3 difficult optimization results and what you can learn from them (1 of 3)
2 Comments Testing ConcernsNote: This is the first post of a 3 part series, each focusing on one type of test result that is tough to deal with.
There are 3 types of optimization results that people never look forward to getting.
Unfortunately, anyone who runs enough tests will run into these situations. In the following 3 posts I will go over the 3 situations and outline how they happen and how to prevent and handle them.
This first post is about tests with highly mixed data.
How does this happen?
Typically mixed test data occurs when events out of your control, or you forget to control, impact your test and skew your test results.

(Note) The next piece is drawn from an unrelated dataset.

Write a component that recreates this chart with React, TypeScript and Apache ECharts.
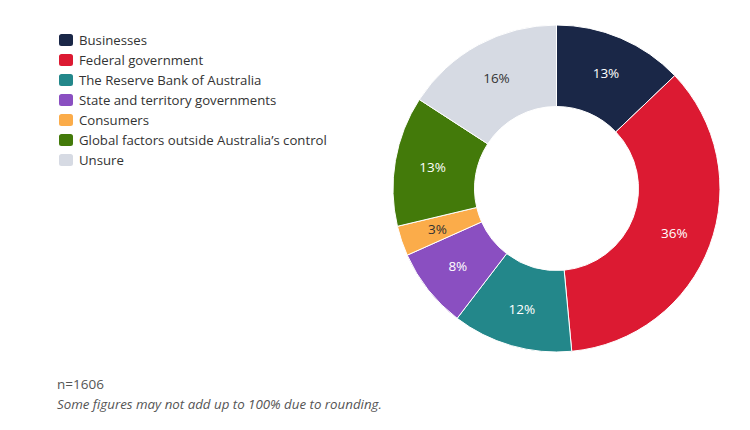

Your average traffic finds your tested page either through search, browsing around your website or through your planned advertising campaigns. However they get to the page, tests are designed (or should be designed!) based on how visitors will get there.
The problem arises when, outside of the scope of those involved in testing or because of some oversight, a new type of traffic is driven to the page without any preparation being done for that traffic. While traffic is good for your sample size, it is bad because those new visitors are coming in with totally different motivations, assumptions and knowledge. This means they probably will react differently to your tested elements than the traffic you were driving to it originally.
Most often this happens to me because of a new marketing push, such as an e-mail blast, new display ads or promotions at a trade show. This can happen even more unexpectedly if some outside party drives a lot of traffic to your page. A news story or blog review that innocently links to your page, can suddenly becomes a big source of new traffic.
What can you do to prevent this?
The first step is to spread the knowledge around your company that this testing is going on and that anything that may impact the page and its visitors should be run by the optimization team first.
Next, always segment out significant traffic and track it separately. If you segment, the worst case scenario is that they perform the same as your current traffic and you did a little extra work. The alternative is having to trudge through your data, trying to separate the 2 types of traffic and possibly having to restart the test if you can’t separate them out.
Lastly, be aware. Watch your data and look for big changes. If you see something strange or a sudden shift, try to find a cause. It usually will be nothing, but if you do find something, quickly build a segment for it. Even if the “new” traffic has already started hitting your page, a segment should be setup as soon as possible.
What can you do if this happens?
I would still try to segment the data in any way possible. Even taking certain days/time out of your data, may be enough to salvage your results. Do your analysis with and without those days and see if the optimal page changes. You should take extreme care when doing this still though and make sure you have statistically relevant results.
My next solution is just to restart the test. Testing is about continual growth and you can’t always get what you want out of every test. Be happy that you got some extra traffic and try to take precautions to take it into account, or prevent it, the next time around.
Let me know if you’ve ever run into these problems before and how you handled them. Look out for part 2 of this series in the next week.












August 22nd, 2008 at 5:00 pm
I’ve run into this problem because I have a mailing list/blog. Occasionally I’ll have posts which get up to 400% more sales than normal. This skews or introduces noise into my test results – I’m getting conversions because of something not on the sales page.
I will be making a “winning” sales page that’s consistently shown to mailing list subscribers, and only show the test page for incoming viewers.
August 22nd, 2008 at 5:10 pm
That’s a great idea, if you are controlling the traffic then creating a new page to direct the higher converting traffic is a good way to segment. Since you’re creaming a new page, you might as well test and tailor it even more to that specific segment.